Suddenly a war has flared up in a remote part of the world, involving obscure provinces with unpronounceable names.
All I previously knew of the Caucasus was gleaned by reading a Biggles book of short stories dating from the 1940s and passed on to me by my eldest brother (goodness know where he got it from). In The Adventure of the Counterfeit Crusaders Biggles and Ginger fly out to the Caucasus to foil a dastardly German plot. The Caucasus is described as a network of valleys each one of which is inhabited by a different civilisation, including descendants of the medieval crusaders.
Anyway, when the war between Georgia and Russia broke out last Friday I was slightly interested because of the correlation between the communities of this mountainous region and the book of short stories I read when I was an 8-year-old. But after the first twenty-four hours I became bored by the coverage (all through the weekend the news reports just repeated each other, with no analysis or context). Then Newsnight yesterday produced riveting reports from the war zone - some of the best reporting I have ever seen.

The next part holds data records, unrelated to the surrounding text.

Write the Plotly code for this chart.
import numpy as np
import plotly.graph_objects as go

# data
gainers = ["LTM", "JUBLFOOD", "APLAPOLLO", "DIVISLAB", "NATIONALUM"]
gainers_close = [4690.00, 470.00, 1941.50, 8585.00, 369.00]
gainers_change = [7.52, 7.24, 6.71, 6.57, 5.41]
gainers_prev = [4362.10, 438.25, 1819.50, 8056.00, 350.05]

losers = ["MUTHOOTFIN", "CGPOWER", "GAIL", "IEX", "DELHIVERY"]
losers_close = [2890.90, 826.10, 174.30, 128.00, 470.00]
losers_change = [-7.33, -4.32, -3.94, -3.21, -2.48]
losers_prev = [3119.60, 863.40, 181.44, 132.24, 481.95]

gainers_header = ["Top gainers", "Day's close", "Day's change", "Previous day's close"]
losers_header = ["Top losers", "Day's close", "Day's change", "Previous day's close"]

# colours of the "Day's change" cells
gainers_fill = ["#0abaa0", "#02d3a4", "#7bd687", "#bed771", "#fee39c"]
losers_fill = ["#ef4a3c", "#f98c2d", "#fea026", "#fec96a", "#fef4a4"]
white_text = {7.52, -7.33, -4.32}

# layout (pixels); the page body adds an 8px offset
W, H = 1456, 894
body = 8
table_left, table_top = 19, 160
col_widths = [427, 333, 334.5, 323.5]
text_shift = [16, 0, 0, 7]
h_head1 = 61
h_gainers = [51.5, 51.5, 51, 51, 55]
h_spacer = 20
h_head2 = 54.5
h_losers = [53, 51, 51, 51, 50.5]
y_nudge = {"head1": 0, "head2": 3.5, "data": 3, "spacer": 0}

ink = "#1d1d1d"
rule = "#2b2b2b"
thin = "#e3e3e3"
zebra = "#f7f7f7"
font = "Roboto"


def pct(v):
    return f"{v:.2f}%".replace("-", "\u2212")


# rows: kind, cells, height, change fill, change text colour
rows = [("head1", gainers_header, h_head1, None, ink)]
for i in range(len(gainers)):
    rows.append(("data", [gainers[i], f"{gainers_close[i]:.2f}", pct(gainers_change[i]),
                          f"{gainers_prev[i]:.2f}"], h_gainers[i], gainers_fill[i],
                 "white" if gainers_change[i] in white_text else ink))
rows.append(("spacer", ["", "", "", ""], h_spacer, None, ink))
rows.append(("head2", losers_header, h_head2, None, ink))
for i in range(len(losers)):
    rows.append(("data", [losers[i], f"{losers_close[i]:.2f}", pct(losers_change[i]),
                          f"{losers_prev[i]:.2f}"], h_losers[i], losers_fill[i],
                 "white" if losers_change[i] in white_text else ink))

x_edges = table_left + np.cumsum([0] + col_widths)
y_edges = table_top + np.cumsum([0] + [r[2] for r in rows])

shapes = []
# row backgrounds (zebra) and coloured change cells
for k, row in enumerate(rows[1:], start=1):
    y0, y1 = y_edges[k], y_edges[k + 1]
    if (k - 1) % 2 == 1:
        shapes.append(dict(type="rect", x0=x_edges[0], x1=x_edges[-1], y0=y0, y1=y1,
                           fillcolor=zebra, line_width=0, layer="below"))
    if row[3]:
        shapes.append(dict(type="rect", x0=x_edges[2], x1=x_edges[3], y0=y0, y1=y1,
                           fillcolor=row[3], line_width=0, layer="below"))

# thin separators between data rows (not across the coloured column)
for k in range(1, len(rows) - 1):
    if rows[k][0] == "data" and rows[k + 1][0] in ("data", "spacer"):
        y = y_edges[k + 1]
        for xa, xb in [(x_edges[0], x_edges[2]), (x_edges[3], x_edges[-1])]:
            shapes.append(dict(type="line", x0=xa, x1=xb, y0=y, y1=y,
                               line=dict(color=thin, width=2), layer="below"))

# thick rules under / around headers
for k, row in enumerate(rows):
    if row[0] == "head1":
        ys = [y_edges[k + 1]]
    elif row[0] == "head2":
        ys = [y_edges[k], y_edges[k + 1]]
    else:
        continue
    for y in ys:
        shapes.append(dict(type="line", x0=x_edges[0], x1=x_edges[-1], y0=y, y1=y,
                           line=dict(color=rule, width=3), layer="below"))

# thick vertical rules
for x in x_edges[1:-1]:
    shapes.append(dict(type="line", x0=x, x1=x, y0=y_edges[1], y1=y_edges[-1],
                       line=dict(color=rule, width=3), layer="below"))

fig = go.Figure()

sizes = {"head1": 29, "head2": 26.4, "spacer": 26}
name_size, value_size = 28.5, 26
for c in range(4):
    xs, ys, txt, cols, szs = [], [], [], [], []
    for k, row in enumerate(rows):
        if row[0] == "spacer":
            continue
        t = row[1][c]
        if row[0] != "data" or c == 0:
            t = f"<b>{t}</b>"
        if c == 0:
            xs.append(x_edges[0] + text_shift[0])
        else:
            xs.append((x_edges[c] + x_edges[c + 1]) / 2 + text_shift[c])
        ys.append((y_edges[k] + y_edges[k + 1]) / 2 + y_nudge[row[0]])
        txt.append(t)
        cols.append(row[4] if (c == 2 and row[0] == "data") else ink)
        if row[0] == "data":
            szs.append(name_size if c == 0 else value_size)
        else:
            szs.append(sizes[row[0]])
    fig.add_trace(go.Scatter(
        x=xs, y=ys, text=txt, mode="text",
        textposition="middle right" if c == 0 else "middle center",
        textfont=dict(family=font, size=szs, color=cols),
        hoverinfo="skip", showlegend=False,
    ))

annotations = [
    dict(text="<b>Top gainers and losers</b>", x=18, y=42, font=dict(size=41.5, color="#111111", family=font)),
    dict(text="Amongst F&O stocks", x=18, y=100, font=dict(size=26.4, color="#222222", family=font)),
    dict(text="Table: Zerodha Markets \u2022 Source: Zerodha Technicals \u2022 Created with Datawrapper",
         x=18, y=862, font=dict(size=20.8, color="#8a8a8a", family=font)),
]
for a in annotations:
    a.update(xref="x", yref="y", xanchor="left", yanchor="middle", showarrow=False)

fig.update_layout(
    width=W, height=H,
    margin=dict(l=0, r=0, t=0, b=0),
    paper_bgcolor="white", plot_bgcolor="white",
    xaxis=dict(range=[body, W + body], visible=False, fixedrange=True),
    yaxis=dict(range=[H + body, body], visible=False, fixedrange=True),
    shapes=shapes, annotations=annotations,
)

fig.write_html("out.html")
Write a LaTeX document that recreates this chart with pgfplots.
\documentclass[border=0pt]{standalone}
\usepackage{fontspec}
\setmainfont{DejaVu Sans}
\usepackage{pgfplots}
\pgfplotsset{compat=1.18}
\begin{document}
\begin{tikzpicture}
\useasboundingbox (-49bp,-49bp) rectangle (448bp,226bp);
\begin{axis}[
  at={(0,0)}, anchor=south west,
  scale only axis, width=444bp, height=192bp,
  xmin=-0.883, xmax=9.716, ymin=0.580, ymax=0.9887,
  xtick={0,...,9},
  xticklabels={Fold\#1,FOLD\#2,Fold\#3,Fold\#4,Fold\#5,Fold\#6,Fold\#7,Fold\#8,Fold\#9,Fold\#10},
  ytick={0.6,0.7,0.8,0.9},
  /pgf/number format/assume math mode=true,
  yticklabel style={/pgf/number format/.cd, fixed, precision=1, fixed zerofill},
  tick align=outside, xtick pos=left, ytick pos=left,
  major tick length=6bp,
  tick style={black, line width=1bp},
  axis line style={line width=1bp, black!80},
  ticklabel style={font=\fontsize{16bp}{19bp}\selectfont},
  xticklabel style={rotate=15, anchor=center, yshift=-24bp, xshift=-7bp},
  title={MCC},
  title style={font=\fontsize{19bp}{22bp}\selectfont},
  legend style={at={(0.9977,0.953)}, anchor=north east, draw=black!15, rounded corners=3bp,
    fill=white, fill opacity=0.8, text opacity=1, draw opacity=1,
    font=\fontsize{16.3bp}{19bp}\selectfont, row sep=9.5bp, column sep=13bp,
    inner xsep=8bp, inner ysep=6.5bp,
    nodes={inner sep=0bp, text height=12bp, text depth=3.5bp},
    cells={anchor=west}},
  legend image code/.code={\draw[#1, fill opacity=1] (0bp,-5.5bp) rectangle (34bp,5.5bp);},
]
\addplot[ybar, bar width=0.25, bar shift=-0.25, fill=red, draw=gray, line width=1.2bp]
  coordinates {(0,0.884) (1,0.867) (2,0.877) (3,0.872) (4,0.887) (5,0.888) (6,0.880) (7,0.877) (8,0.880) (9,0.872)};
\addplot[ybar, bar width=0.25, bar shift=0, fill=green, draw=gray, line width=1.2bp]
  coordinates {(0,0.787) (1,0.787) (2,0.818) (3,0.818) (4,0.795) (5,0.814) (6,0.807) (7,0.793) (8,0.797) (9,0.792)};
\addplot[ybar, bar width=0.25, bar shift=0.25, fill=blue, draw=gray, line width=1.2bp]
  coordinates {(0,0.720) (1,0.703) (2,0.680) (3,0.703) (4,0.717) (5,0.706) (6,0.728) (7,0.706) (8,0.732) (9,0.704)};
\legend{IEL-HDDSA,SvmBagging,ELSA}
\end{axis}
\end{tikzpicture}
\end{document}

After an introduction by Emily Maitlis we saw Andrew North, the BBC’s Iraq correspondent, on the ground in Georgia. Ignoring personal safety he crawled into the wrecked flat of an elderly Georgian woman and showed us her blood spattered on the walls. He went into the local morgue (staff choking with smell of death) and counted the bodies. He showed us exhausted medical staff at the hospital. He interviewed ordinary people in the streets and asked them what they thought of the situation (as if conducting a survey in Oxford Street). He confronted officials and asked them if they had provoked the conflict. All this was done in an modest and unobtrusive way, the disturbing images accompanied by an elegantly spare narrative. It was some of the best reporting I have ever seen. This is how I imagine Alan Moorhead to have worked.